As of now, COP28 has secured over $85.1 billion in committed funds. These include allocations of $792 million for the loss and damage fund, $6.8 billion for energy, $61.8 billion for finance, $9 billion for lives and livelihoods, $2.7 billion for inclusion funds, $3.5 billion for the Green Climate Fund (GCF), $188 million for the adaptation fund, $129 million for the least developed countries fund, and $31 million for special climate change fund.
4. Food and water
Food security was also established firmly as a COP priority, with 159 heads of state and government endorsing the COP28 UAE Declaration on Sustainable Agriculture, Resilient Food Systems, and Climate Action to address food’s high vulnerability to climate impacts and its contribution to emissions.
Companies and philanthropies also announced Major regenerative agriculture and climate-food innovation initiatives, underpinned by $3.2 billion of financing to help implement the declaration.
Supported by the High-Level Champions, more than 200 farmers, cities, businesses, financial institutions, civil society, and other non-state actors united behind the Call to Action for Transforming Food Systems for People, Nature, and Climate, committing to 10 priority actions to transform food systems and call for a set of time-bound, holistic, and global targets by COP29 at the latest to support farmers and frontline food system actors and other impacted groups and respect and value the Traditional Knowledge of Indigenous Peoples.
For only the second time in a COP summit, water security took center stage, with $150 million in new finance for innovations to tackle water scarcity and a commitment to double MDBs’ water portfolios within three years.
5. Phasing out fossil fuels
Another significant achievement of COP28 is the call for Parties to shift away from fossil fuels and to triple renewables while doubling energy efficiency globally by 2030. The decision also acknowledges the necessity to peak global emissions by 2025, considering varying national starting points, and urges countries to submit comprehensive Nationally Determined Contributions (NDCs).

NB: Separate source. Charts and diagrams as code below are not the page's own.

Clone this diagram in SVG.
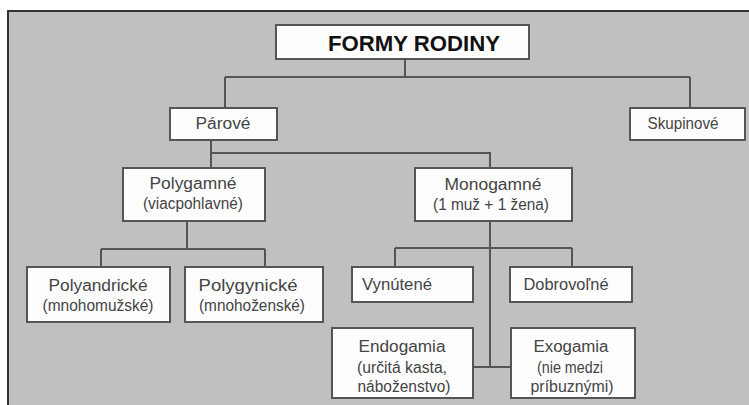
<svg xmlns="http://www.w3.org/2000/svg" width="749" height="405" viewBox="0 0 749 405">
<style>
.box{fill:#fdfdfd;stroke:#555;stroke-width:2}
.ln{fill:none;stroke:#555;stroke-width:2}
.t{font-family:"Liberation Sans",Arial,sans-serif;font-size:16px;fill:#444;text-anchor:middle}
.title{font-family:"Liberation Sans",Arial,sans-serif;font-size:22px;font-weight:bold;fill:#111;text-anchor:middle}
</style>
<rect x="0" y="0" width="749" height="405" fill="#ffffff"/>
<rect x="8" y="11" width="741" height="394" fill="#c0c0c0"/>
<path d="M8 405 V11 H749" fill="none" stroke="#333" stroke-width="2"/>
<g id="connectors">
<path class="ln" d="M405 59 V77 M225 77 H690 M225 77 V108 M690 77 V108"/>
<path class="ln" d="M211 140 V168 M211 153 H490 V168"/>
<path class="ln" d="M187 221 V249 M101 249 H265 M101 249 V267 M265 249 V267"/>
<path class="ln" d="M490 221 V367 M395 248 H572 M395 248 V267 M572 248 V267 M473 367 H511"/>
</g>
<g id="formy">
<rect class="box" x="276" y="25" width="253" height="34"/>
<text class="title" x="414" y="51" textLength="172" lengthAdjust="spacingAndGlyphs">FORMY RODINY</text>
</g>
<g id="parove">
<rect class="box" x="170" y="108" width="107" height="32"/>
<text class="t" x="223" y="129" textLength="55" lengthAdjust="spacingAndGlyphs">Párové</text>
</g>
<g id="skupinove">
<rect class="box" x="630" y="108" width="115" height="32"/>
<text class="t" x="683" y="129" textLength="71" lengthAdjust="spacingAndGlyphs">Skupinové</text>
</g>
<g id="polygamne">
<rect class="box" x="123" y="168" width="142" height="53"/>
<text class="t" x="193" y="189" textLength="87" lengthAdjust="spacingAndGlyphs">Polygamné</text>
<text class="t" x="193" y="209" font-size="14" textLength="100" lengthAdjust="spacingAndGlyphs">(viacpohlavné)</text>
</g>
<g id="monogamne">
<rect class="box" x="415" y="168" width="157" height="53"/>
<text class="t" x="493" y="190" textLength="97" lengthAdjust="spacingAndGlyphs">Monogamné</text>
<text class="t" x="491" y="210" font-size="14" textLength="116" lengthAdjust="spacingAndGlyphs">(1 muž + 1 žena)</text>
</g>
<g id="polyandricke">
<rect class="box" x="27" y="267" width="143" height="55"/>
<text class="t" x="98" y="291" textLength="99" lengthAdjust="spacingAndGlyphs">Polyandrické</text>
<text class="t" x="98" y="311" font-size="14" textLength="111" lengthAdjust="spacingAndGlyphs">(mnohomužské)</text>
</g>
<g id="polygynicke">
<rect class="box" x="185" y="267" width="138" height="55"/>
<text class="t" x="248" y="291" font-size="18" textLength="99" lengthAdjust="spacingAndGlyphs">Polygynické</text>
<text class="t" x="252" y="311" font-size="14" textLength="106" lengthAdjust="spacingAndGlyphs">(mnohoženské)</text>
</g>
<g id="vynutene">
<rect class="box" x="352" y="267" width="121" height="35"/>
<text class="t" x="397" y="290" textLength="70" lengthAdjust="spacingAndGlyphs">Vynútené</text>
</g>
<g id="dobrovolne">
<rect class="box" x="510" y="267" width="122" height="35"/>
<text class="t" x="566" y="290" textLength="85" lengthAdjust="spacingAndGlyphs">Dobrovoľné</text>
</g>
<g id="endogamia">
<rect class="box" x="332" y="328" width="141" height="70"/>
<text class="t" x="402" y="352" textLength="87" lengthAdjust="spacingAndGlyphs">Endogamia</text>
<text class="t" x="402" y="373" font-size="15" textLength="90" lengthAdjust="spacingAndGlyphs">(určitá kasta,</text>
<text class="t" x="404" y="392" font-size="15" textLength="93" lengthAdjust="spacingAndGlyphs">náboženstvo)</text>
</g>
<g id="exogamia">
<rect class="box" x="511" y="328" width="124" height="70"/>
<text class="t" x="571" y="352" textLength="75" lengthAdjust="spacingAndGlyphs">Exogamia</text>
<text class="t" x="570" y="373" font-size="15" textLength="66" lengthAdjust="spacingAndGlyphs">(nie medzi</text>
<text class="t" x="572" y="392" font-size="15" textLength="83" lengthAdjust="spacingAndGlyphs">príbuznými)</text>
</g>
</svg>
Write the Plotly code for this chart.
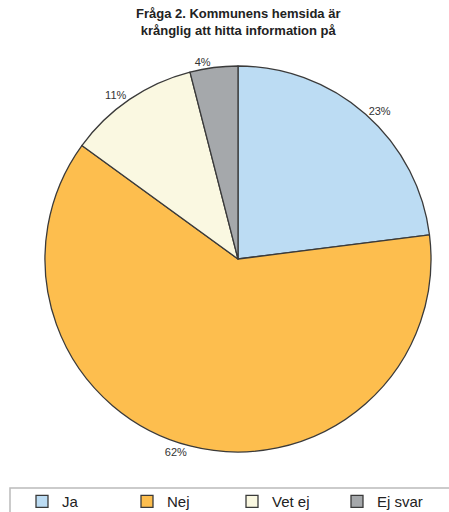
import plotly.graph_objects as go

labels = ["Ja", "Nej", "Vet ej", "Ej svar"]
values = [23, 62, 11, 4]
colors = ["#BCDCF3", "#FDBE4E", "#FAF8E1", "#A5A8AB"]

W, H = 449, 512

fig = go.Figure()
fig.add_trace(go.Pie(
    labels=labels, values=values, sort=False, direction="clockwise", rotation=0,
    marker=dict(colors=colors, line=dict(color="#3A3A3A", width=1.3)),
    textinfo="percent", texttemplate="%{percent:.0%}", textposition="outside",
    textfont=dict(family="Liberation Sans, Arial", size=11, color="#333333"),
    domain=dict(x=[45 / W, 431 / W], y=[1 - 452 / H, 1 - 66 / H]),
    showlegend=True,
))

fig.update_layout(
    width=W, height=H,
    margin=dict(l=0, r=0, t=0, b=0, autoexpand=False),
    paper_bgcolor="white",
    font=dict(family="Liberation Sans, Arial", color="#222222"),
    annotations=[dict(text="<b>Fråga 2. Kommunens hemsida är<br>krånglig att hitta information på</b>",
                      xref="paper", yref="paper", x=238 / W, y=1 - 4 / H,
                      xanchor="center", yanchor="top", showarrow=False,
                      font=dict(size=13, color="#222222"))],
    legend=dict(orientation="h", x=22 / W, xanchor="left", y=-0.012, yanchor="bottom",
                entrywidth=60, font=dict(size=15, color="#222222"),
                bgcolor="rgba(0,0,0,0)", traceorder="normal"),
    shapes=[dict(type="rect", xref="paper", yref="paper",
                 x0=10 / W, x1=1.05, y0=-0.05, y1=1 - 488 / H,
                 line=dict(color="#BBBBBB", width=1.5))],
)

# drop the page's default body margin so the chart sits at the window's corner
fig.write_html("out.html", config={"displayModeBar": False},
               post_script="document.body.style.margin='0';")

International youth climate delegates found COP28 insightful but urged leaders to fulfill all the pledges and commitments.
Israel Baelongandi, a disability climate rights activist from the DRC, stated that COP 28 has had an impact, but he is eagerly awaiting the fulfillment of all the promises and commitments.
“ I am partially satisfied since the loss and damage fund has been operationalized. “However, my full satisfaction will come when the funds are distributed to the most affected countries, such as the DRC, other islands, and the least developed countries.” He stated.
According to Anusha Seechurn, a COP28 international Youth Climate Delegate from Maurice Island, COP28 was an enriching experience, yet she still needs to know what next following the conference.
“Attending COP28 has been an amazing and enriching experience for me, as I come from a small island and a developing state. However, I look forward to learning what are the next steps for my island. Additionally, I was pleased that they operationalized the loss and damage fund. However, I still have questions about how we will benefit from it,” she concluded.
With the loss and damage fund operationalized, commitments and pledges made at the start of COP28, this year’s COP has made history as the most ambitious, united, and proactive in delivering concrete climate actions.
COP28 ended with a decision to hold COP29 in Azerbaijan. Nevertheless, climate activists are questioning the choice of consecutive conferences being hosted by countries that are exporters of fossil fuels.